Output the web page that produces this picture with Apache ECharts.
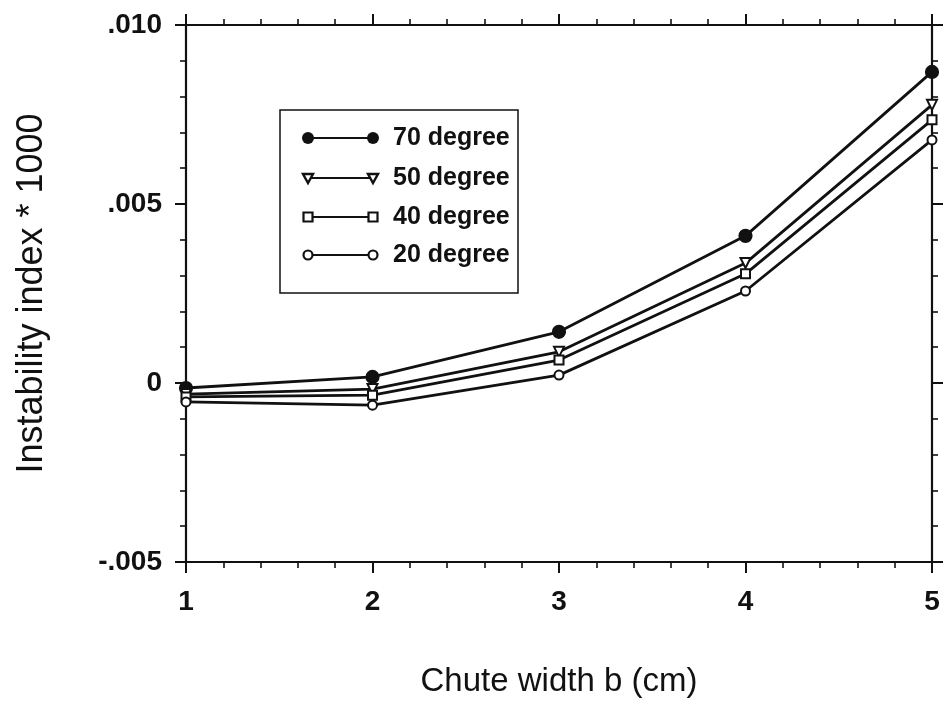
<!DOCTYPE html>
<html><head><meta charset="utf-8">
<script src="https://cdn.jsdelivr.net/npm/echarts@6/dist/echarts.min.js"></script>
<style>html,body{margin:0;padding:0;background:#fff}#chart{width:945px;height:708px}</style>
</head><body><div id="chart"></div>
<script>
// Chute width b (cm)
const chuteWidth = [1, 2, 3, 4, 5];
// Instability index * 1000 for each inclination
const deg70 = [-0.00014, 0.00017, 0.00143, 0.00411, 0.00869];
const deg50 = [-0.00031, -0.00017, 0.00087, 0.00335, 0.00777];
const deg40 = [-0.00039, -0.00034, 0.00064, 0.00305, 0.00735];
const deg20 = [-0.00053, -0.00062, 0.00022, 0.00257, 0.00679];
const seriesNames = ['70 degree', '50 degree', '40 degree', '20 degree'];
const yTickLabels = ['-.005', '0', '.005', '.010'];

const INK = '#111';
const FONT = '"Liberation Sans", Arial, Helvetica, sans-serif';
const Y_MIN = -0.005, Y_MAX = 0.010, Y_STEP = 0.005;

const markerKinds = ['dot', 'down', 'square', 'ring'];
const seriesValues = [deg70, deg50, deg40, deg20];

function symbolFor(kind) {
  switch (kind) {
    case 'dot': return { symbol: 'circle', symbolSize: 12, symbolRotate: 0 };
    case 'down': return { symbol: 'emptyTriangle', symbolSize: 10, symbolRotate: 180 };
    case 'square': return { symbol: 'emptyRect', symbolSize: 9, symbolRotate: 0 };
    default: return { symbol: 'emptyCircle', symbolSize: 9, symbolRotate: 0 };
  }
}

const series = seriesNames.map((name, i) => {
  const s = symbolFor(markerKinds[i]);
  return {
    name, type: 'line',
    data: chuteWidth.map((x, j) => [x, seriesValues[i][j]]),
    symbol: s.symbol, symbolSize: s.symbolSize, symbolRotate: s.symbolRotate,
    lineStyle: { color: INK, width: 2.8 },
    itemStyle: { color: INK, borderColor: INK, borderWidth: 2.2 },
    z: 3
  };
});

function yLabel(v) {
  const idx = Math.round((v - Y_MIN) / Y_STEP);
  return yTickLabels[idx] !== undefined ? yTickLabels[idx] : '';
}

const tickCommon = { show: true, length: 11, lineStyle: { color: INK, width: 2 } };
const minorCommon = { show: true, splitNumber: 5, length: 6, lineStyle: { color: INK, width: 1.6 } };
const lineCommon = { show: true, onZero: false, lineStyle: { color: INK, width: 2.2 } };

// Legend panel drawn as a boxed key
const legendBox = { left: 280, top: 110, width: 238, height: 183 };
const rowY = [138, 178, 217, 255];
function legendMarker(kind, cx, cy) {
  if (kind === 'dot') return { type: 'circle', shape: { cx, cy, r: 6 }, style: { fill: INK } };
  if (kind === 'ring') return { type: 'circle', shape: { cx, cy, r: 4.5 }, style: { fill: '#fff', stroke: INK, lineWidth: 2.2 } };
  if (kind === 'square') return { type: 'rect', shape: { x: cx - 4.5, y: cy - 4.5, width: 9, height: 9 }, style: { fill: '#fff', stroke: INK, lineWidth: 2.2 } };
  return { type: 'polygon', shape: { points: [[cx - 5, cy - 4], [cx + 5, cy - 4], [cx, cy + 5]] }, style: { fill: '#fff', stroke: INK, lineWidth: 2.4 } };
}
const legendChildren = [{
  type: 'rect', shape: { x: legendBox.left, y: legendBox.top, width: legendBox.width, height: legendBox.height },
  style: { fill: 'none', stroke: INK, lineWidth: 1.5 }
}];
seriesNames.forEach((name, i) => {
  const y = rowY[i];
  legendChildren.push({ type: 'line', shape: { x1: 308, y1: y, x2: 373, y2: y }, style: { stroke: INK, lineWidth: 2.2 } });
  legendChildren.push(legendMarker(markerKinds[i], 308, y));
  legendChildren.push(legendMarker(markerKinds[i], 373, y));
  legendChildren.push({ type: 'text', x: 393, y, style: { text: name, font: 'bold 25px ' + FONT, fill: INK, verticalAlign: 'middle', align: 'left' } });
});

const chart = echarts.init(document.getElementById('chart'), null, { renderer: 'canvas' });
chart.setOption({
  backgroundColor: '#fff',
  animation: false,
  grid: { left: 186, top: 25, right: 13, bottom: 146, containLabel: false },
  xAxis: [{
    type: 'value', min: 1, max: 5, interval: 1, position: 'bottom',
    axisLine: lineCommon, axisTick: tickCommon, minorTick: minorCommon,
    splitLine: { show: false },
    axisLabel: { show: true, margin: 26, color: INK, fontSize: 28, fontWeight: 'bold', fontFamily: FONT },
    name: 'Chute width b (cm)', nameLocation: 'middle', nameGap: 103,
    nameTextStyle: { color: INK, fontSize: 33, fontFamily: FONT }
  }, {
    type: 'value', min: 1, max: 5, interval: 1, position: 'top',
    axisLine: lineCommon, axisTick: tickCommon, minorTick: minorCommon,
    splitLine: { show: false }, axisLabel: { show: false }
  }],
  yAxis: [{
    type: 'value', min: Y_MIN, max: Y_MAX, interval: Y_STEP, position: 'left',
    axisLine: lineCommon, axisTick: tickCommon, minorTick: minorCommon,
    splitLine: { show: false },
    axisLabel: { show: true, margin: 24, color: INK, fontSize: 28, fontWeight: 'bold', fontFamily: FONT, formatter: yLabel },
    name: 'Instability index * 1000', nameLocation: 'middle', nameGap: 136, nameRotate: 90,
    nameTextStyle: { color: INK, fontSize: 36, fontFamily: FONT }
  }, {
    type: 'value', min: Y_MIN, max: Y_MAX, interval: Y_STEP, position: 'right',
    axisLine: lineCommon, axisTick: tickCommon, minorTick: minorCommon,
    splitLine: { show: false }, axisLabel: { show: false }
  }],
  series,
  graphic: [{ type: 'group', children: legendChildren }]
});
</script>
</body></html>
········
▶ Given request
Copy the listing over exactly, skipping the pictures it holds.

▶ Full solution
Output the web page that produces this picture with Apache ECharts.
<!DOCTYPE html>
<html><head><meta charset="utf-8">
<script src="https://cdn.jsdelivr.net/npm/echarts@6/dist/echarts.min.js"></script>
<style>html,body{margin:0;padding:0;background:#fff}#chart{width:945px;height:708px}</style>
</head><body><div id="chart"></div>
<script>
// Chute width b (cm)
const chuteWidth = [1, 2, 3, 4, 5];
// Instability index * 1000 for each inclination
const deg70 = [-0.00014, 0.00017, 0.00143, 0.00411, 0.00869];
const deg50 = [-0.00031, -0.00017, 0.00087, 0.00335, 0.00777];
const deg40 = [-0.00039, -0.00034, 0.00064, 0.00305, 0.00735];
const deg20 = [-0.00053, -0.00062, 0.00022, 0.00257, 0.00679];
const seriesNames = ['70 degree', '50 degree', '40 degree', '20 degree'];
const yTickLabels = ['-.005', '0', '.005', '.010'];

const INK = '#111';
const FONT = '"Liberation Sans", Arial, Helvetica, sans-serif';
const Y_MIN = -0.005, Y_MAX = 0.010, Y_STEP = 0.005;

const markerKinds = ['dot', 'down', 'square', 'ring'];
const seriesValues = [deg70, deg50, deg40, deg20];

function symbolFor(kind) {
  switch (kind) {
    case 'dot': return { symbol: 'circle', symbolSize: 12, symbolRotate: 0 };
    case 'down': return { symbol: 'emptyTriangle', symbolSize: 10, symbolRotate: 180 };
    case 'square': return { symbol: 'emptyRect', symbolSize: 9, symbolRotate: 0 };
    default: return { symbol: 'emptyCircle', symbolSize: 9, symbolRotate: 0 };
  }
}

const series = seriesNames.map((name, i) => {
  const s = symbolFor(markerKinds[i]);
  return {
    name, type: 'line',
    data: chuteWidth.map((x, j) => [x, seriesValues[i][j]]),
    symbol: s.symbol, symbolSize: s.symbolSize, symbolRotate: s.symbolRotate,
    lineStyle: { color: INK, width: 2.8 },
    itemStyle: { color: INK, borderColor: INK, borderWidth: 2.2 },
    z: 3
  };
});

function yLabel(v) {
  const idx = Math.round((v - Y_MIN) / Y_STEP);
  return yTickLabels[idx] !== undefined ? yTickLabels[idx] : '';
}

const tickCommon = { show: true, length: 11, lineStyle: { color: INK, width: 2 } };
const minorCommon = { show: true, splitNumber: 5, length: 6, lineStyle: { color: INK, width: 1.6 } };
const lineCommon = { show: true, onZero: false, lineStyle: { color: INK, width: 2.2 } };

// Legend panel drawn as a boxed key
const legendBox = { left: 280, top: 110, width: 238, height: 183 };
const rowY = [138, 178, 217, 255];
function legendMarker(kind, cx, cy) {
  if (kind === 'dot') return { type: 'circle', shape: { cx, cy, r: 6 }, style: { fill: INK } };
  if (kind === 'ring') return { type: 'circle', shape: { cx, cy, r: 4.5 }, style: { fill: '#fff', stroke: INK, lineWidth: 2.2 } };
  if (kind === 'square') return { type: 'rect', shape: { x: cx - 4.5, y: cy - 4.5, width: 9, height: 9 }, style: { fill: '#fff', stroke: INK, lineWidth: 2.2 } };
  return { type: 'polygon', shape: { points: [[cx - 5, cy - 4], [cx + 5, cy - 4], [cx, cy + 5]] }, style: { fill: '#fff', stroke: INK, lineWidth: 2.4 } };
}
const legendChildren = [{
  type: 'rect', shape: { x: legendBox.left, y: legendBox.top, width: legendBox.width, height: legendBox.height },
  style: { fill: 'none', stroke: INK, lineWidth: 1.5 }
}];
seriesNames.forEach((name, i) => {
  const y = rowY[i];
  legendChildren.push({ type: 'line', shape: { x1: 308, y1: y, x2: 373, y2: y }, style: { stroke: INK, lineWidth: 2.2 } });
  legendChildren.push(legendMarker(markerKinds[i], 308, y));
  legendChildren.push(legendMarker(markerKinds[i], 373, y));
  legendChildren.push({ type: 'text', x: 393, y, style: { text: name, font: 'bold 25px ' + FONT, fill: INK, verticalAlign: 'middle', align: 'left' } });
});

const chart = echarts.init(document.getElementById('chart'), null, { renderer: 'canvas' });
chart.setOption({
  backgroundColor: '#fff',
  animation: false,
  grid: { left: 186, top: 25, right: 13, bottom: 146, containLabel: false },
  xAxis: [{
    type: 'value', min: 1, max: 5, interval: 1, position: 'bottom',
    axisLine: lineCommon, axisTick: tickCommon, minorTick: minorCommon,
    splitLine: { show: false },
    axisLabel: { show: true, margin: 26, color: INK, fontSize: 28, fontWeight: 'bold', fontFamily: FONT },
    name: 'Chute width b (cm)', nameLocation: 'middle', nameGap: 103,
    nameTextStyle: { color: INK, fontSize: 33, fontFamily: FONT }
  }, {
    type: 'value', min: 1, max: 5, interval: 1, position: 'top',
    axisLine: lineCommon, axisTick: tickCommon, minorTick: minorCommon,
    splitLine: { show: false }, axisLabel: { show: false }
  }],
  yAxis: [{
    type: 'value', min: Y_MIN, max: Y_MAX, interval: Y_STEP, position: 'left',
    axisLine: lineCommon, axisTick: tickCommon, minorTick: minorCommon,
    splitLine: { show: false },
    axisLabel: { show: true, margin: 24, color: INK, fontSize: 28, fontWeight: 'bold', fontFamily: FONT, formatter: yLabel },
    name: 'Instability index * 1000', nameLocation: 'middle', nameGap: 136, nameRotate: 90,
    nameTextStyle: { color: INK, fontSize: 36, fontFamily: FONT }
  }, {
    type: 'value', min: Y_MIN, max: Y_MAX, interval: Y_STEP, position: 'right',
    axisLine: lineCommon, axisTick: tickCommon, minorTick: minorCommon,
    splitLine: { show: false }, axisLabel: { show: false }
  }],
  series,
  graphic: [{ type: 'group', children: legendChildren }]
});
</script>
</body></html>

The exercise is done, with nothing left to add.